Morais reconhece a dificuldade de contar com patrocinadores e anunciantes,  mesmo para um canal que atinge mês a mês mais de 400 mil pessoas. “Imagina se um Itaú vai anunciar num blog que considera os resultados dos bancos agiotagem oficial”  …   Além disso,  ele admite ter “vergonha de pedir dinheiro” a possíveis apoiadores.

Morais lamenta não existir no Brasil mecanismos independentes de financiamentos, como há nos Estados Unidos, Citou o caso do  ex-pré-canditado presidencial pelo Partido Democrata Bernie Sanders, que arrecadou milhões de dólares para sua campanha em contribuições pela internet; “apenas US$ 17 por cabeça, e sem a dependência de Wall Street”, destaca.

Apesar das dificuldades, tudo indica, porém, que o fim do Nocaute não será definitivo.  Espera que o retorno seja em breve.   Enquanto isso, dará “ mergulho profundo” nas páginas finais da biografia de Lula que ele está escrevendo e prevê entregar em dois ou três meses o primeiro Tomo à Companhia das Letras. A obra deverá ser lançada até o final do ano.

Nesse intervalo, até a volta do Nocaute, os seguidores não ficarão a seco. Morais conta que todo o conteúdo publicado/postado  no blog ao longo desses anos ficará armazenado num provedor e poderá ser facilmente consultado. Entre as exclusivas nacionais e internacionais estará a entrevista com o colega Julian Assange, feita na embaixada do Equador em Londres em janeiro de 2017, uma das grandes matérias de estreia do blog.

Morais garante que voltará com mais fôlego ainda.

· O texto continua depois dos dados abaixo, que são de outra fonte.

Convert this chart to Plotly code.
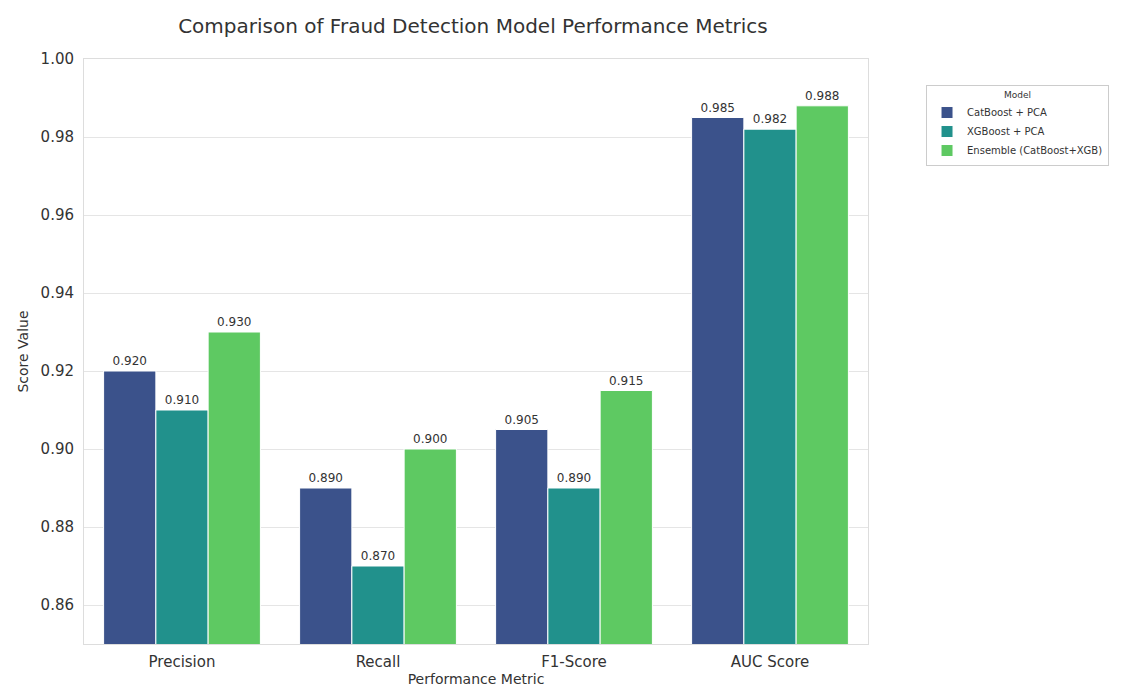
import plotly.graph_objects as go

metrics = ["Precision", "Recall", "F1-Score", "AUC Score"]
models = ["CatBoost + PCA", "XGBoost + PCA", "Ensemble (CatBoost+XGB)"]
catboost = [0.920, 0.890, 0.905, 0.985]
xgboost = [0.910, 0.870, 0.890, 0.982]
ensemble = [0.930, 0.900, 0.915, 0.988]
colors = ["#3b528b", "#21918c", "#5ec962"]

fig = go.Figure()
for name, vals, c in zip(models, [catboost, xgboost, ensemble], colors):
    fig.add_trace(go.Bar(
        x=metrics, y=vals, name=name,
        marker=dict(color=c, line=dict(color="white", width=1)),
        text=[f"{v:.3f}" for v in vals], textposition="outside",
        textfont=dict(size=12, color="#333333", family="DejaVu Sans"),
        cliponaxis=False,
    ))

fig.update_layout(
    width=1134, height=693,
    barmode="group", bargap=0.2, bargroupgap=0,
    plot_bgcolor="white", paper_bgcolor="white",
    font=dict(family="DejaVu Sans", color="#333333", size=12),
    title=dict(text="Comparison of Fraud Detection Model Performance Metrics",
               x=0.41, xanchor="center", y=0.974, yanchor="middle",
               font=dict(size=20, color="#333333")),
    margin=dict(l=76, r=274, t=51, b=57),
    xaxis=dict(title=dict(text="Performance Metric", standoff=4, font=dict(size=14, color="#333333")),
               showline=True, linecolor="#dddddd", mirror=True, ticks="",
               ticklabelstandoff=4, tickfont=dict(size=15)),
    yaxis=dict(title=dict(text="Score Value", standoff=8, font=dict(size=14, color="#333333")),
               range=[0.85, 1.0], dtick=0.02, tickformat=".2f",
               showgrid=True, gridcolor="#e5e5e5", zeroline=False,
               showline=True, linecolor="#dddddd", mirror=True, ticks="",
               ticklabelstandoff=6, tickfont=dict(size=15)),
    legend=dict(x=1.074, y=0.955, xanchor="left", yanchor="top",
                bordercolor="#cccccc", borderwidth=1,
                title=dict(text="Model", side="top center", font=dict(size=9)),
                font=dict(size=10), tracegroupgap=0, itemwidth=30),
)

fig.write_html("out.html")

Para provar, cita versos da canção Perseguição, de Sérgio Ricardo, da trilha sonora do filme Deus e o diabo na terra do sol, de Glauber Rocha:

– Se entrega, Corisco!

– Eu não me entrego, não!

Não me entrego ao tenente

Não me entrego ao capitão

Eu me entrego só na morte

De parabelo na mão

Morais tem razão. Afinal, “mais forte são os poderes do povo!”, como diz a mesma canção.